Investors are consistently being barraged with a variety of economic and financial market data points. Whether it’s the most recent release of quarterly GDP figures or which stocks saw the biggest price moves during a specific trading session, the onslaught of information is non-stop. Compounding this issue for investors is the never-ending commentary from a multitude of media sources accompanying the release of factual information on the economy, financial markets and specific investments.
As we work through the ongoing clatter of constant noise, we have some observations on where we are currently in terms of the economy and the financial markets.
We have now experienced two consecutive quarters of negative real GDP growth in the U.S. This is usually believed to indicate that we are in a recession. While this is a commonly held belief, the official arbiter of when recessions begin, and end, is set by the National Bureau of Economic Research (NBER). In making its determination regarding recession the NBER looks holistically at the overall economy to decide whether a recession is present.
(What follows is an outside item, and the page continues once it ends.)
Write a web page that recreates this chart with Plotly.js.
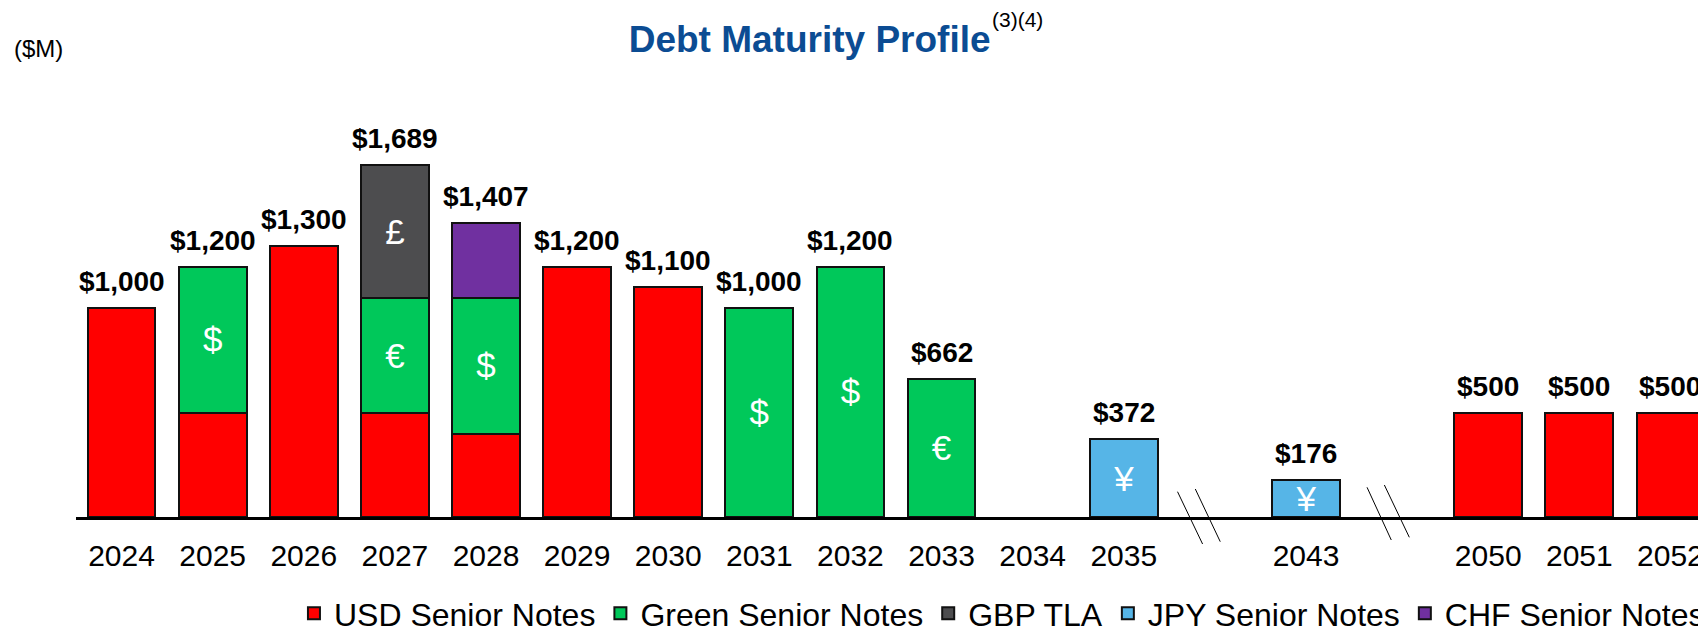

And their decisions may not come for months after a recession has begun or ended. However, for the current period they have not defined it as a recession. Additionally, the consensus outlook from the economists surveyed by Bloomberg is for positive real GDP growth over the next several quarters.
One component of the economic landscape that continues to point toward ongoing growth is employment. As depicted in the graph below, the number of job openings according to the JOLTS survey is over 11,000,000. And the most recent report of initial jobless claims that was released on Sept. 15 registered a decline for the fifth consecutive week.
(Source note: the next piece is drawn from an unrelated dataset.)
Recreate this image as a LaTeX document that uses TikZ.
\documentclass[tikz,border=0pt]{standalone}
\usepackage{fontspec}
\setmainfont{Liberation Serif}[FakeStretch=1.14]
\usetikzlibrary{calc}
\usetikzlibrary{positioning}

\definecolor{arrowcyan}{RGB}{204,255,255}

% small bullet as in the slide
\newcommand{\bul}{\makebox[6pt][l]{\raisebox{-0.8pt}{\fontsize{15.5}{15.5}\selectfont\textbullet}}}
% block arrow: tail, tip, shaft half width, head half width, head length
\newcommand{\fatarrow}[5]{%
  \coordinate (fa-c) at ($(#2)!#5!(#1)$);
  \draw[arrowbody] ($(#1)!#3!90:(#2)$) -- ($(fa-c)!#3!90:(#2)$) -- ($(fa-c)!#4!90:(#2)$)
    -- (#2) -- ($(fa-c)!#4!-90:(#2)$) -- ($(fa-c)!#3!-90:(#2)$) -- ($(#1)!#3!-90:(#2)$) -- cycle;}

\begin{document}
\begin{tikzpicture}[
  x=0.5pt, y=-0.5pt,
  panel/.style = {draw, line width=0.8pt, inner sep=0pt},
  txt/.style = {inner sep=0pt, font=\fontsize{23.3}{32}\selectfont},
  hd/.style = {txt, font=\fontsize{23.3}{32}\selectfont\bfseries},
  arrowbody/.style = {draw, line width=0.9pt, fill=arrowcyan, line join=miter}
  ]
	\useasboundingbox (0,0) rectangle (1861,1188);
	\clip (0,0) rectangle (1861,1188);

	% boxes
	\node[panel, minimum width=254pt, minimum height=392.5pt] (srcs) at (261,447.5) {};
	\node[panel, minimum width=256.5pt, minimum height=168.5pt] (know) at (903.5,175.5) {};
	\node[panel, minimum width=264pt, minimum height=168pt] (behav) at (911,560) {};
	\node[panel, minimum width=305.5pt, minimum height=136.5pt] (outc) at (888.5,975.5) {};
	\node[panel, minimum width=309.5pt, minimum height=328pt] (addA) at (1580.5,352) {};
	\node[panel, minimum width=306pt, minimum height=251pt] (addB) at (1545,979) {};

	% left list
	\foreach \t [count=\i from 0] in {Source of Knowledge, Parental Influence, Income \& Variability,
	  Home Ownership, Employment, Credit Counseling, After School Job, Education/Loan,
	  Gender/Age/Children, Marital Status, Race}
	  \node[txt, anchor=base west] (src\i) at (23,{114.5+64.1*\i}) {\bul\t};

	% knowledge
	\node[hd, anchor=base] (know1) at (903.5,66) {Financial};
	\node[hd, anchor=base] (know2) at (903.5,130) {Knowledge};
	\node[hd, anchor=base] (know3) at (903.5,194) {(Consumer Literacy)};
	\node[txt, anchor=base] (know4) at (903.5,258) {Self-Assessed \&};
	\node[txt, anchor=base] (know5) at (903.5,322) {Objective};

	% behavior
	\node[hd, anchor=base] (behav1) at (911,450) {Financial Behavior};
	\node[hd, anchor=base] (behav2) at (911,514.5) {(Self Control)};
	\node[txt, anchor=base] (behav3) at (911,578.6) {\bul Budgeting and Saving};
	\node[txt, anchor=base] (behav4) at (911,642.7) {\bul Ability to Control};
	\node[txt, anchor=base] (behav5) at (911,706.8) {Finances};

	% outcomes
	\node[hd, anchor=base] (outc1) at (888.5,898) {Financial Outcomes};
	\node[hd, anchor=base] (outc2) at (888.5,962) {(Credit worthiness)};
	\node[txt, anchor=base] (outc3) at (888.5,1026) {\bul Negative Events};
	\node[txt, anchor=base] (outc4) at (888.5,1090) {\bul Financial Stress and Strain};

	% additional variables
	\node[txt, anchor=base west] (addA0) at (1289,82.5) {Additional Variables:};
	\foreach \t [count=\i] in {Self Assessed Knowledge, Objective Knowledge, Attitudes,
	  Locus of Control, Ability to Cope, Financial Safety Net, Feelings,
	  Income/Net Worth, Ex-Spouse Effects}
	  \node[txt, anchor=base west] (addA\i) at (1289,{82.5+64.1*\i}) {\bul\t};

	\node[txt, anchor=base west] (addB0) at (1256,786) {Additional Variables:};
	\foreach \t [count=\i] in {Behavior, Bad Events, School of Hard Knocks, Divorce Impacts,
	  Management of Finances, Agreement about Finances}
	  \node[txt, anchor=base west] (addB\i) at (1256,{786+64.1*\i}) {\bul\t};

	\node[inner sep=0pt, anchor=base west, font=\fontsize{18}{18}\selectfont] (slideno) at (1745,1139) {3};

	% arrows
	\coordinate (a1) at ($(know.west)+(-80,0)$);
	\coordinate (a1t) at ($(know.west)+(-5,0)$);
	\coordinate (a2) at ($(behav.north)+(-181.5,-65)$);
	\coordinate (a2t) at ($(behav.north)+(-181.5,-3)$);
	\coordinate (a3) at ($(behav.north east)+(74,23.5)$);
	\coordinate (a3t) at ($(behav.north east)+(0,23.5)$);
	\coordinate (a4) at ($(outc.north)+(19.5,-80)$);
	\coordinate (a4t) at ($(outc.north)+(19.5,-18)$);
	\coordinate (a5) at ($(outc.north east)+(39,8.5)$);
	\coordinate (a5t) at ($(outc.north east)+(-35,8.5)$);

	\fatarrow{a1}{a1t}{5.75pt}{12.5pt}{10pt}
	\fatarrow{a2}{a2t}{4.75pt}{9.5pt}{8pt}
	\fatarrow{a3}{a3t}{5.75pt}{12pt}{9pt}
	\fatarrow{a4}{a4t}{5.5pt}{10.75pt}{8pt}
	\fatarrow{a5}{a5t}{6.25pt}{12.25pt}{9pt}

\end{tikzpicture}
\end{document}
While strong employment is typically welcomed as a sign of a healthy economy, the current strength is felt to be a key variable in the efforts of the Federal Reserve (Fed) to bring the rate of inflation down. Not until some weakness materializes in employment data will the Fed have support that their inflation fighting efforts are gaining traction. While some components of current inflation levels have been declining the core rate continues to register unacceptably high readings. Some examples of items showing weakness over the past three months include metals (gold, silver, copper, aluminum), agricultural commodities (corn, hogs, wheat) and oil. Within the core level shelter continues to experience price increases. In fact, approximately 40% of the increase in the core Consumer Price Index over the past year can be attributed to shelter costs. While housing prices are slowing in their rate of increases, rents are anticipated to continue rising at a brisk pace.
While we do not feel a recession is imminent, the probability of one occurring sometime in the future trends higher as long as the labor market remains as strong as discussed above. The Fed has repeatedly stated its determination to bring inflation back to its targeted level of 2.0%. One positive is that we have started to see moderation in some of the components comprising the inflation measure. In the interim investors need to focus more on the data and less on the ample level of noise accompanying the data. By doing so they can minimize the damaging effects of crosscurrents.